Responding to the queries about whether the Virgin Islands ever experienced a tsunami that were prompted by the devastating January 12 earthquake that shook Haiti, the department has shared a report that was recorded in the Harper’s Weekly newspaper dated November 30, 1867.

 

According to the Chief Records Management Officer, Mrs. Verna Penn Moll, the report titled, The West India Flood reads, “One of those terrible hurricanes which occasionally occur in the tropics has lately passed across the Gulf of Mexico, laying waste portions of Texas and Mexico, and devastating many of the islands in the West India group. Galveston, Texas was very much damaged…two houses were left standing in Clarksville; and Bagdad was entirely blown and washed away.”

The report continued, “In Santo Domingo the capital was desolated, and two hundred lives lost; and nearly all the shipping was wrecked.  In St. Thomas over sixty vessels were destroyed.  The island of Tortola was partly inundated and several persons were drowned, but the island was not submerged and 10,000 lives lost, as was first reported.”

Mrs. Penn Moll shared with the Department of Information and Public Relations that it is well documented elsewhere that the disaster was in fact a tsunami, which hit the Caribbean on November 17, 1867.  The European Geosciences Union and the United States Geological Survey (USGS) – Science for a Changing World have done extensive studies on the Virgin Islands Tsunami of 1867. 

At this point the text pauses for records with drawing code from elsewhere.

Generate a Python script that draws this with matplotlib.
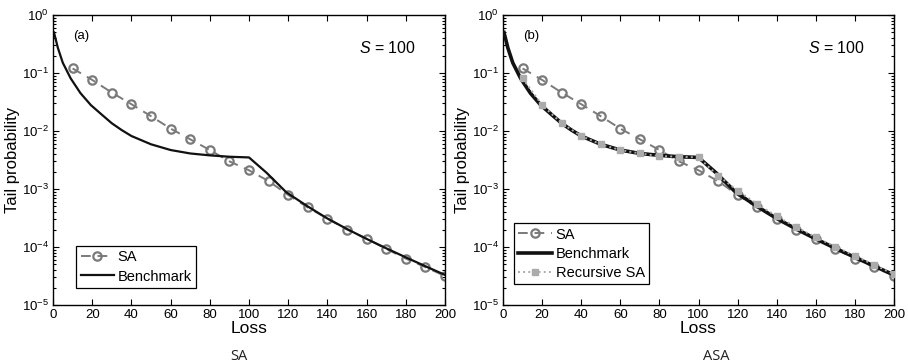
import matplotlib
matplotlib.use("Agg")
import matplotlib.pyplot as plt
from matplotlib.ticker import LogLocator, NullFormatter, MultipleLocator
import numpy as np

plt.rcParams['font.family'] = ['Liberation Sans', 'DejaVu Sans']
plt.rcParams['mathtext.fontset'] = 'custom'
plt.rcParams['mathtext.rm'] = 'Liberation Sans'
plt.rcParams['mathtext.it'] = 'Liberation Sans:italic'

# ---- data ----
sa_x = [10, 20, 30, 40, 50, 60, 70, 80, 90, 100,
        110, 120, 130, 140, 150, 160, 170, 180, 190, 200]
sa_y = [0.12, 0.076, 0.046, 0.029, 0.018, 0.011, 0.0072, 0.0047, 0.0030, 0.0021,
        0.00137, 0.00079, 0.00048, 0.00031, 0.00020, 0.000139, 0.000093, 0.000063,
        0.000045, 0.0000316]

bench_x = [0.5, 2.5, 5, 9, 14, 19.3, 25, 30, 35, 40, 50, 60, 70, 80, 90, 100,
           109, 119, 130, 140, 150, 160, 170, 181, 191, 200]
bench_y = [0.50, 0.27, 0.15, 0.081, 0.045, 0.028, 0.019, 0.0136, 0.0104, 0.0082,
           0.0059, 0.0047, 0.0041, 0.0038, 0.0036, 0.0035,
           0.0019, 0.00088, 0.00050, 0.00031, 0.000204, 0.000138, 0.000095,
           0.000064, 0.000045, 0.000033]

rsa_x = [10, 20, 30, 40, 50, 60, 70, 80, 90, 100,
         110, 120, 130, 140, 150, 160, 170, 180, 190, 200]
rsa_y = [0.081, 0.028, 0.0136, 0.0082, 0.0059, 0.0047, 0.0041, 0.0037, 0.0036, 0.0035,
         0.0017, 0.00094, 0.00055, 0.00034, 0.00022, 0.000147, 0.000102, 0.000070,
         0.000049, 0.000034]

panel_labels = ['(a)', '(b)']
captions = ['SA', 'ASA']

W, H = 908, 364
fig = plt.figure(figsize=(W / 100, H / 100), dpi=100)

def add_axes(x0, x1, y_top, y_bot):
    return fig.add_axes([x0 / W, 1 - y_bot / H, (x1 - x0) / W, (y_bot - y_top) / H])

axA = add_axes(53, 445, 15, 305)
axB = add_axes(503, 894, 15, 305)

sa_color = '#7a7a7a'
rsa_color = '#ababab'

def style(ax):
    ax.set_yscale('log')
    ax.set_xlim(0, 200)
    ax.set_ylim(1e-5, 1)
    ax.xaxis.set_major_locator(MultipleLocator(20))
    ax.yaxis.set_major_locator(LogLocator(base=10, numticks=10))
    ax.yaxis.set_minor_locator(LogLocator(base=10, subs=np.arange(2, 10), numticks=10))
    ax.yaxis.set_minor_formatter(NullFormatter())
    ax.tick_params(which='both', direction='in', top=True, right=True,
                   labelsize=9.5, width=0.8, colors='black', pad=3)
    ax.tick_params(which='major', length=4)
    ax.tick_params(which='minor', length=2)
    for s in ax.spines.values():
        s.set_linewidth(1.0)
    ax.set_xlabel('Loss', fontsize=12.5, labelpad=0)
    ax.set_ylabel('Tail probability', fontsize=12, labelpad=1)

def legend(ax, anchor):
    leg = ax.legend(loc='lower left', bbox_to_anchor=anchor, fontsize=10.5,
                    frameon=True, fancybox=False, edgecolor='black', framealpha=1,
                    handlelength=2.3, handletextpad=0.25, borderpad=0.3,
                    labelspacing=0.35, borderaxespad=0)
    leg.get_frame().set_linewidth(0.9)
    return leg

# Panel (a)
axA.plot(sa_x, sa_y, color=sa_color, lw=1.4, dashes=(5, 3.5), marker='o',
         markersize=6, markerfacecolor='none', markeredgecolor=sa_color,
         markeredgewidth=1.6, label='SA')
axA.plot(bench_x, bench_y, color='#111111', lw=1.6, label='Benchmark')
style(axA)
axA.text(14.3, 10 ** -0.37, panel_labels[0], fontsize=9.5, va='center', ha='center')
axA.text(185, 10 ** -0.57, r'$S$ = 100', fontsize=11.5, va='center', ha='right')
legend(axA, (0.059, 0.059))

# Panel (b)
axB.plot(sa_x, sa_y, color=sa_color, lw=1.4, dashes=(5, 3.5), marker='o',
         markersize=6, markerfacecolor='none', markeredgecolor=sa_color,
         markeredgewidth=1.6, label='SA', zorder=2)
axB.plot(bench_x, bench_y, color='#111111', lw=2.6, label='Benchmark', zorder=3)
axB.plot(rsa_x, rsa_y, color=rsa_color, lw=1.4, linestyle=':', marker='s',
         markersize=5, markerfacecolor=rsa_color, markeredgecolor=rsa_color,
         label='Recursive SA', zorder=4)
style(axB)
axB.text(14.3, 10 ** -0.37, panel_labels[1], fontsize=9.5, va='center', ha='center')
axB.text(185, 10 ** -0.57, r'$S$ = 100', fontsize=11.5, va='center', ha='right')
legend(axB, (0.028, 0.072))

# captions
cap_font = ['Liberation Sans Narrow', 'Open Sans', 'DejaVu Sans']
fig.text(239 / W, 1 - 357 / H, captions[0], fontsize=10.5, ha='center', va='center',
         family=cap_font, color='#222222')
fig.text(716 / W, 1 - 357 / H, captions[1], fontsize=10.5, ha='center', va='center',
         family=cap_font, color='#222222')

fig.savefig('out.png', dpi=100)
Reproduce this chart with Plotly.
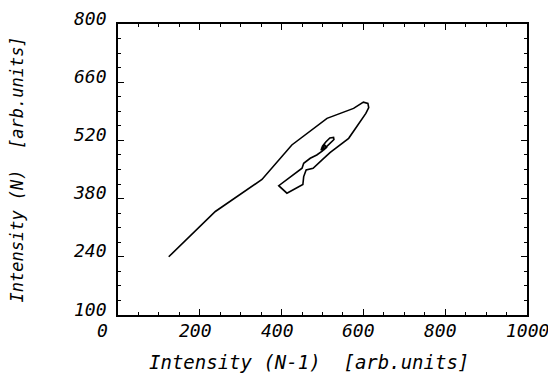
import plotly.graph_objects as go

# Return map: Intensity(N-1) vs Intensity(N)
intensity_prev = [124, 238, 352, 425, 511, 576, 600, 611, 613, 606, 564, 519,
                  499, 490, 477, 460, 454, 452, 413, 393, 429, 450, 454, 470, 486,
                  500, 510, 522, 528, 527, 518, 508, 500, 497, 503, 510, 506, 499, 503, 505]
intensity_next = [240, 349, 426, 509, 573, 597, 612, 609, 599, 585, 525, 491,
                  473, 465, 453, 449, 433, 414, 393, 411, 437, 453, 465, 477, 485,
                  495, 505, 515, 522, 527, 526, 516, 506, 498, 497, 503, 508, 502, 500, 504]

x_ticks = [0, 200, 400, 600, 800, 1000]
y_ticks = [100, 240, 380, 520, 660, 800]

FONT = "DejaVu Sans Mono"
TICK_SIZE = 18
XTITLE_SIZE = 19
YTITLE_SIZE = 17

fig = go.Figure()
fig.add_trace(go.Scatter(x=intensity_prev, y=intensity_next, mode="lines",
                         line=dict(color="black", width=1.6), showlegend=False))

# the page body has an 8px margin, so the figure is drawn 8px smaller
fig.update_layout(
    width=548, height=366,
    margin=dict(l=109.5, r=29, t=16, b=59),
    paper_bgcolor="white", plot_bgcolor="white",
    font=dict(family=FONT, size=TICK_SIZE, color="black", style="italic"),
)
fig.update_xaxes(range=[0, 1000], tickvals=x_ticks, showticklabels=False,
                 ticks="inside", ticklen=6, tickwidth=1.3, tickcolor="black",
                 minor=dict(dtick=50, tick0=0, ticks="inside", ticklen=3, tickwidth=1.3, tickcolor="black"),
                 showline=True, linecolor="black", linewidth=1.5, mirror="allticks",
                 showgrid=False, zeroline=False)
fig.update_yaxes(range=[100, 800], tickvals=y_ticks, showticklabels=False,
                 ticks="inside", ticklen=6, tickwidth=1.3, tickcolor="black",
                 minor=dict(dtick=35, tick0=100, ticks="inside", ticklen=3, tickwidth=1.3, tickcolor="black"),
                 showline=True, linecolor="black", linewidth=1.5, mirror="allticks",
                 showgrid=False, zeroline=False)

tick_font = dict(family=FONT, size=TICK_SIZE, style="italic")
annotations = []
for v in x_ticks:
    annotations.append(dict(x=v, xref="x", y=0, yref="paper", text=str(v),
                            xanchor="left", yanchor="middle", xshift=-23, yshift=-15,
                            showarrow=False, font=tick_font))
for v in y_ticks:
    annotations.append(dict(x=0, xref="paper", y=v, yref="y", text=str(v),
                            xanchor="right", yanchor="middle", xshift=-9, yshift=6,
                            showarrow=False, font=tick_font))
annotations.append(dict(x=0.4676, xref="paper", y=0, yref="paper", yshift=-47,
                        text="Intensity (N-1)  [arb.units]", showarrow=False,
                        xanchor="center", yanchor="middle",
                        font=dict(family=FONT, size=XTITLE_SIZE, style="italic")))
annotations.append(dict(x=0, xref="paper", xshift=-102, y=0.5, yref="paper",
                        text="Intensity (N)  [arb.units]", showarrow=False, textangle=-90,
                        xanchor="center", yanchor="middle",
                        font=dict(family=FONT, size=YTITLE_SIZE, style="italic")))
fig.update_layout(annotations=annotations)

fig.write_html("out.html")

Mrs. Moll added, “The article and a photograph showing the devastation on Tortola in 1867 are on display at the Archives and Records Management Unit located upstairs the Burhym Building in Road Town.

The Public Information and Education Sub-Committee of the National Disaster Management Council will focus further on earthquakes and tsunamis in the month of March. 

The Archives and Records Management Programme was established in April, 2004 in the Deputy Governor’s Office. Its objective is to encourage proper records management in Government and to develop a comprehensive archives and records management programme.